Retype each line exactly. Skip images.

Collected data.
-=-=-=-=-

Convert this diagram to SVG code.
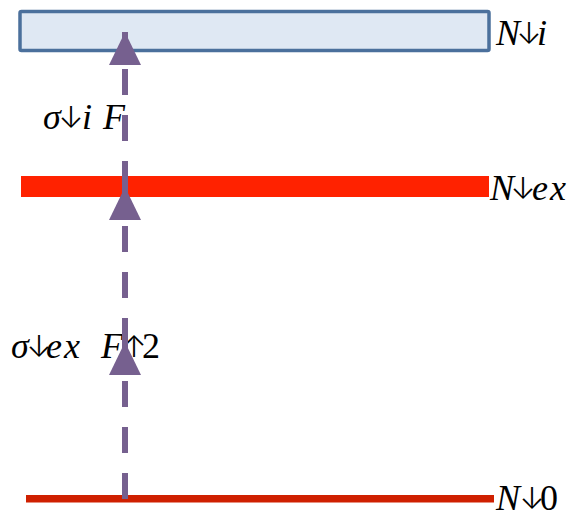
<svg xmlns="http://www.w3.org/2000/svg" width="579" height="515" viewBox="0 0 579 515">
  <style>
    .lbl { font-family: "Liberation Serif", "Times New Roman", serif; font-style: italic; font-size: 36px; fill: #000; }
    .up { font-style: normal; }
    .ar { font-family: Inter, "DejaVu Sans", sans-serif; font-style: normal; font-weight: 300; font-size: 30px; fill: #000; }
    .conn { stroke: #76608f; stroke-width: 6; fill: none; stroke-dasharray: 26 20; stroke-linecap: butt; }
  </style>
  <defs>
    <marker id="tri" viewBox="0 0 33 32" markerUnits="userSpaceOnUse" markerWidth="33" markerHeight="32" refX="33" refY="16" orient="auto">
      <path d="M0,0 L33,16 L0,32 Z" fill="#76608f"/>
    </marker>
  </defs>

  <g id="level-i">
    <rect x="20" y="11.5" width="469" height="39" rx="1.5" fill="#dfe8f3" stroke="#4b709c" stroke-width="3.5"/>
    <text class="lbl" y="45"><tspan x="496">N</tspan><tspan x="537">i</tspan></text>
    <text class="ar" x="529" y="44" text-anchor="middle">↓</text>
  </g>

  <g id="level-ex">
    <rect x="21" y="176" width="468" height="21" fill="#ff2200"/>
    <text class="lbl" y="200"><tspan x="490">N</tspan><tspan x="532">e</tspan><tspan x="550">x</tspan></text>
    <text class="ar" x="523" y="199" text-anchor="middle">↓</text>
  </g>

  <g id="level-0">
    <rect x="26" y="495" width="468" height="7.5" fill="#cf2000"/>
    <text class="lbl" y="510"><tspan x="496">N</tspan><tspan class="up" x="540">0</tspan></text>
    <text class="ar" x="532" y="509" text-anchor="middle">↓</text>
  </g>

  <g id="label-i">
    <text class="lbl" y="129"><tspan x="43">σ</tspan><tspan x="82">i</tspan><tspan x="103">F</tspan></text>
    <text class="ar" x="71" y="128" text-anchor="middle">↓</text>
  </g>

  <g id="label-ex">
    <text class="lbl" y="358"><tspan x="11">σ</tspan><tspan x="46">e</tspan><tspan x="64">x</tspan><tspan x="101">F</tspan><tspan class="up" x="142">2</tspan></text>
    <text class="ar" x="39" y="357" text-anchor="middle">↓</text>
    <text class="ar" x="134" y="357" text-anchor="middle">↑</text>
  </g>

  <g id="connectors">
    <path class="conn" d="M125,499 L125,342" marker-end="url(#tri)"/>
    <path class="conn" d="M125,344 L125,187" marker-end="url(#tri)"/>
    <path class="conn" d="M125,187 L125,32" marker-end="url(#tri)"/>
  </g>
</svg>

-=-=-=-=-

Result of the exercise.
Convert this diagram to SVG code.
<svg xmlns="http://www.w3.org/2000/svg" width="579" height="515" viewBox="0 0 579 515">
  <style>
    .lbl { font-family: "Liberation Serif", "Times New Roman", serif; font-style: italic; font-size: 36px; fill: #000; }
    .up { font-style: normal; }
    .ar { font-family: Inter, "DejaVu Sans", sans-serif; font-style: normal; font-weight: 300; font-size: 30px; fill: #000; }
    .conn { stroke: #76608f; stroke-width: 6; fill: none; stroke-dasharray: 26 20; stroke-linecap: butt; }
  </style>
  <defs>
    <marker id="tri" viewBox="0 0 33 32" markerUnits="userSpaceOnUse" markerWidth="33" markerHeight="32" refX="33" refY="16" orient="auto">
      <path d="M0,0 L33,16 L0,32 Z" fill="#76608f"/>
    </marker>
  </defs>

  <g id="level-i">
    <rect x="20" y="11.5" width="469" height="39" rx="1.5" fill="#dfe8f3" stroke="#4b709c" stroke-width="3.5"/>
    <text class="lbl" y="45"><tspan x="496">N</tspan><tspan x="537">i</tspan></text>
    <text class="ar" x="529" y="44" text-anchor="middle">↓</text>
  </g>

  <g id="level-ex">
    <rect x="21" y="176" width="468" height="21" fill="#ff2200"/>
    <text class="lbl" y="200"><tspan x="490">N</tspan><tspan x="532">e</tspan><tspan x="550">x</tspan></text>
    <text class="ar" x="523" y="199" text-anchor="middle">↓</text>
  </g>

  <g id="level-0">
    <rect x="26" y="495" width="468" height="7.5" fill="#cf2000"/>
    <text class="lbl" y="510"><tspan x="496">N</tspan><tspan class="up" x="540">0</tspan></text>
    <text class="ar" x="532" y="509" text-anchor="middle">↓</text>
  </g>

  <g id="label-i">
    <text class="lbl" y="129"><tspan x="43">σ</tspan><tspan x="82">i</tspan><tspan x="103">F</tspan></text>
    <text class="ar" x="71" y="128" text-anchor="middle">↓</text>
  </g>

  <g id="label-ex">
    <text class="lbl" y="358"><tspan x="11">σ</tspan><tspan x="46">e</tspan><tspan x="64">x</tspan><tspan x="101">F</tspan><tspan class="up" x="142">2</tspan></text>
    <text class="ar" x="39" y="357" text-anchor="middle">↓</text>
    <text class="ar" x="134" y="357" text-anchor="middle">↑</text>
  </g>

  <g id="connectors">
    <path class="conn" d="M125,499 L125,342" marker-end="url(#tri)"/>
    <path class="conn" d="M125,344 L125,187" marker-end="url(#tri)"/>
    <path class="conn" d="M125,187 L125,32" marker-end="url(#tri)"/>
  </g>
</svg>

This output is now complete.